The Rock Lobster single managed to sound original by virtue of pulling from so many disparate touch points in the history of rock music. Musically, it combines elements of surf music, girl groups, and the avant-garde, powered by a series of riffs that classic rockers like Jimmy Page might have killed for. The song is so catchy that it's easy to miss how complicated it is. After the final verse (Motion in the ocean), the song starts changing sections so quickly it's hard to keep up. The structure is closer to prog-rock, or Brian Wilson's "pocket symphony" Good Vibrations, than anything typically found in new wave.

==Chart performance==
The version of "Rock Lobster" released by Warner Bros. was the band's first single to appear on the Billboard Hot 100, where it reached No. 56. In Canada, the single went to No. 1 in the RPM national chart. "Rock Lobster" reached No. 37 on the UK Singles Chart in August 1979; when reissued as a double A-side with "Planet Claire" in 1986, it peaked at No. 12. In Australia, it peaked at No. 3 in 1980.

===Weekly charts===

| Chart (1979–1980) | Peak position |
|---|---|
| Australia (Kent Music Report) | 3 |
| Canada Top Singles (RPM) | 1 |
| New Zealand (Recorded Music NZ) | 38 |
| UK Singles (Official Charts) | 37 |
| US Billboard Hot 100 | 56 |
| US Billboard Hot Dance Club Play | 24 |
| US Cash Box | 74 |
| US Record World Singles Chart | 67 |

| Chart (1986) | Peak position |
|---|---|
| Ireland (IRMA) | 20 |
| UK Singles (Official Charts) | 12 |

===Year-end charts===

| Chart (1980) | Rank |
|---|---|
| Australia (Kent Music Report) | 34 |
| Canada Top Singles (RPM) | 20 |

==In popular culture==
On January 26, 1980, the band appeared on Saturday Night Live, where they performed "Dance This Mess Around" and "Rock Lobster". Kurt Cobain and Dave Grohl mentioned seeing the B-52's in this TV episode as a memorable moment in their preteen lives.

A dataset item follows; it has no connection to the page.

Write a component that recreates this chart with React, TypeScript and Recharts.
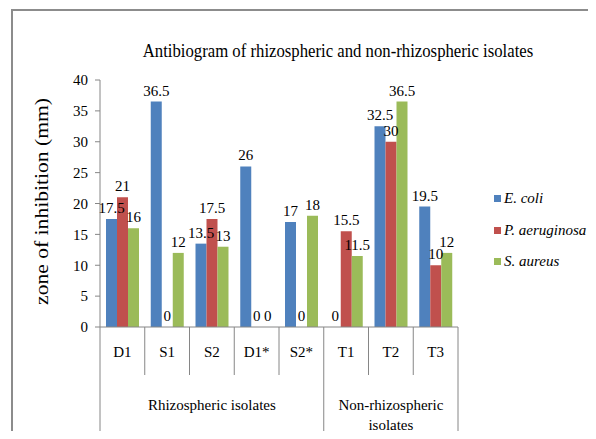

In the spring of 1980, John Lennon, whose post-Beatles music career had been on hiatus for nearly five years while focusing on raising his son Sean, was prompted to record again after hearing "Rock Lobster". According to Lennon, "it sounds just like Ono's music, so I said to meself, 'it's time to get out the old axe and wake the wife up! His return to the studio led to the release of 1980's Double Fantasy, which would be his final album. At a 2002 B-52's concert in New York, Ono joined the band on stage for the performance of this song.

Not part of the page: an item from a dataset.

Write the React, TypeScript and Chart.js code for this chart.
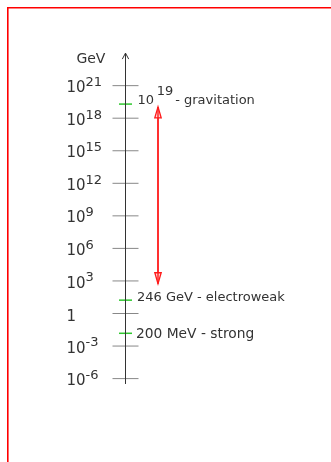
import React, { useEffect, useRef } from "react";
import { Chart, registerables } from "chart.js";

Chart.register(...registerables);

// ---- data (energies in GeV, as drawn on the schematic axis) ----
const UNIT_LABEL = "GeV";
const TICK_EXPONENTS = [-6, -3, 0, 3, 6, 9, 12, 15, 18, 21];
const AXIS_ENDS = [3.2e-7, 1e24];
const SCALE_ENERGIES = [2e19, 17, 0.015];
const SCALE_LABELS = ["10^19 - gravitation", "246 GeV - electroweak", "200 MeV - strong"];
const ARROW_ENDS = [1.1e19, 5.5e2];

// ---- layout / style ----
const W = 331;
const H = 462;
const AXIS_X = 0;
const ARROW_X = 32.5;
const FONT = '"DejaVu Sans", sans-serif';
const TEXT = "#333333";
const AXIS_COLOR = "#333333";
const TICK_COLOR = "#888888";
const GREEN = "#2ec82e";
const RED = "#ff1a1a";
const FRAME_RED = "#ff0000";
const LABEL_DX = [12.1, 11.5, 10.5];
const LABEL_DY = [0.3, 1.2, 4.5];
const LABEL_SIZE = [13, 13, 13.8];

const frame = {
  id: "frame",
  beforeDraw(chart: any) {
    const ctx = chart.ctx as CanvasRenderingContext2D;
    ctx.save();
    ctx.fillStyle = "#ffffff";
    ctx.fillRect(0, 0, W, H);
    ctx.strokeStyle = FRAME_RED;
    ctx.lineWidth = 1.6;
    ctx.beginPath();
    ctx.moveTo(7.8, H);
    ctx.lineTo(7.8, 7.8);
    ctx.lineTo(W, 7.8);
    ctx.stroke();
    ctx.restore();
  },
};

const annotations = {
  id: "annotations",
  afterDatasetsDraw(chart: any) {
    const ctx = chart.ctx as CanvasRenderingContext2D;
    const ys = chart.scales.y;
    const xs = chart.scales.x;
    const ax = xs.getPixelForValue(AXIS_X);
    ctx.save();

    // axis arrowhead (open chevron)
    const axisMeta = chart.getDatasetMeta(0);
    const top = axisMeta.data[1];
    ctx.strokeStyle = AXIS_COLOR;
    ctx.lineWidth = 1;
    ctx.beginPath();
    ctx.moveTo(top.x - 3.2, top.y + 6);
    ctx.lineTo(top.x, top.y);
    ctx.lineTo(top.x + 3.2, top.y + 6);
    ctx.stroke();

    // red double arrow heads
    const am = chart.getDatasetMeta(3);
    const heads = [
      [am.data[0], 1],
      [am.data[1], -1],
    ];
    ctx.strokeStyle = RED;
    ctx.lineWidth = 1.3;
    for (const [pt, dir] of heads as any) {
      ctx.beginPath();
      ctx.moveTo(pt.x, pt.y);
      ctx.lineTo(pt.x - 3.2, pt.y + dir * 11);
      ctx.lineTo(pt.x + 3.2, pt.y + dir * 11);
      ctx.closePath();
      ctx.fillStyle = "rgba(255,215,215,0.9)";
      ctx.fill();
      ctx.stroke();
      ctx.beginPath();
      ctx.moveTo(pt.x, pt.y + dir * 2);
      ctx.lineTo(pt.x, pt.y + dir * 11);
      ctx.stroke();
    }

    ctx.fillStyle = TEXT;
    ctx.textBaseline = "alphabetic";

    // unit label
    ctx.font = `14px ${FONT}`;
    ctx.textAlign = "center";
    ctx.fillText(UNIT_LABEL, ax - 34.6, top.y + 9.7);

    // tick labels
    ctx.textAlign = "left";
    const lx = ax - 59;
    for (const e of TICK_EXPONENTS) {
      const y = ys.getPixelForValue(Math.pow(10, e));
      if (e === 0) {
        ctx.font = `15px ${FONT}`;
        ctx.fillText("1", lx, y + 7);
        continue;
      }
      ctx.font = `15px ${FONT}`;
      ctx.fillText("10", lx, y + 6.6);
      const w = ctx.measureText("10").width;
      ctx.font = `13px ${FONT}`;
      ctx.fillText(String(e), lx + w, y + 0.3);
    }

    // scale labels
    SCALE_LABELS.forEach((label, i) => {
      ctx.font = `${LABEL_SIZE[i]}px ${FONT}`;
      const y = ys.getPixelForValue(SCALE_ENERGIES[i]) + LABEL_DY[i];
      const x0 = ax + LABEL_DX[i];
      const m = label.match(/^(\S+)\^(\S+)\s(.*)$/);
      if (m) {
        ctx.fillText(m[1], x0, y);
        const x1 = x0 + ctx.measureText(m[1]).width + 2.5;
        ctx.fillText(m[2], x1, y - 9);
        const x2 = x1 + ctx.measureText(m[2]).width + 2;
        ctx.fillText(m[3], x2, y);
      } else {
        ctx.fillText(label, x0, y);
      }
    });

    ctx.restore();
  },
};

export default function App() {
  const ref = useRef<HTMLCanvasElement | null>(null);

  useEffect(() => {
    if (!ref.current) return;
    const chart = new Chart(ref.current, {
      type: "scatter",
      data: {
        datasets: [
          {
            label: "axis",
            data: [
              { x: AXIS_X, y: AXIS_ENDS[0] },
              { x: AXIS_X, y: AXIS_ENDS[1] },
            ],
            showLine: true,
            borderColor: AXIS_COLOR,
            borderWidth: 1,
            pointRadius: 0,
          },
          {
            label: "scales",
            data: SCALE_ENERGIES.map((v) => ({ x: AXIS_X, y: v })),
            pointStyle: "line",
            pointRadius: 6.5,
            pointBorderColor: GREEN,
            pointBorderWidth: 1.5,
            pointBackgroundColor: "rgba(0,0,0,0)",
          },
          {
            label: "ticks",
            data: TICK_EXPONENTS.map((e) => ({ x: AXIS_X, y: Math.pow(10, e) })),
            pointStyle: "line",
            pointRadius: 13,
            pointBorderColor: TICK_COLOR,
            pointBorderWidth: 1,
            pointBackgroundColor: "rgba(0,0,0,0)",
          },
          {
            label: "range",
            data: ARROW_ENDS.map((v) => ({ x: ARROW_X, y: v })),
            showLine: true,
            borderColor: RED,
            borderWidth: 1.8,
            pointRadius: 0,
          },
        ],
      },
      options: {
        animation: false,
        responsive: false,
        events: [],
        layout: { padding: 0, autoPadding: false },
        plugins: {
          legend: { display: false },
          tooltip: { enabled: false },
        },
        scales: {
          x: {
            type: "linear",
            display: false,
            min: -125.5,
            max: 205.5,
            bounds: "data",
          },
          y: {
            type: "logarithmic",
            display: false,
            min: Math.pow(10, -(H - 313.5) / 10.85),
            max: Math.pow(10, 313.5 / 10.85),
            bounds: "data",
          },
        },
      },
      plugins: [frame, annotations],
    });
    return () => chart.destroy();
  }, []);

  return (
    <div
      style={{
        position: "fixed",
        left: 0,
        top: 0,
        width: W,
        height: H,
        overflow: "hidden",
        background: "#ffffff",
      }}
    >
      <canvas ref={ref} width={W} height={H} style={{ width: W, height: H, display: "block" }} />
    </div>
  );
}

In the Pierce Brosnan episode of Muppets Tonight, the song is performed by a group of gun-toting lobsters that take control of the Muppet TV studio. The song appears in the Family Guy episodes "The Cleveland–Loretta Quagmire" (in which Peter plays it on guitar), and "Screams of Silence: The Story of Brenda Q" (as "Iraq Lobster"). In the 2007 movie Knocked Up, the song plays as the two main characters lead into their one-night stand. It also appears in the 2008 movie The Pirates Who Don't Do Anything: A VeggieTales Movie (as "Rock Monster").

Early Commodore Amiga 500 units had "B52/ROCK LOBSTER" etched on the main circuit board. The song is playable in the video games Donkey Konga, Rock Band 3, and Just Dance 4. The song's guitar riff was sampled by Panic! at the Disco for their song "Don't Threaten Me with a Good Time" from their fifth studio album Death of a Bachelor (2016).

On May 15, 2024, it was announced that the city of Athens, Georgia, where the B-52's were formed, would name their Federal Prospects Hockey League team the Rock Lobsters, honoring the song and the band. The decision came after an online poll that began in April 2024 closed with two options for a team name: The Rock Lobsters or the Classic City Panic. The former was the winner of a runoff poll, where it won over the latter by 565 votes. A large internet following also helped promote voting for the Rock Lobster option. A design contest was also held for the team's mascot.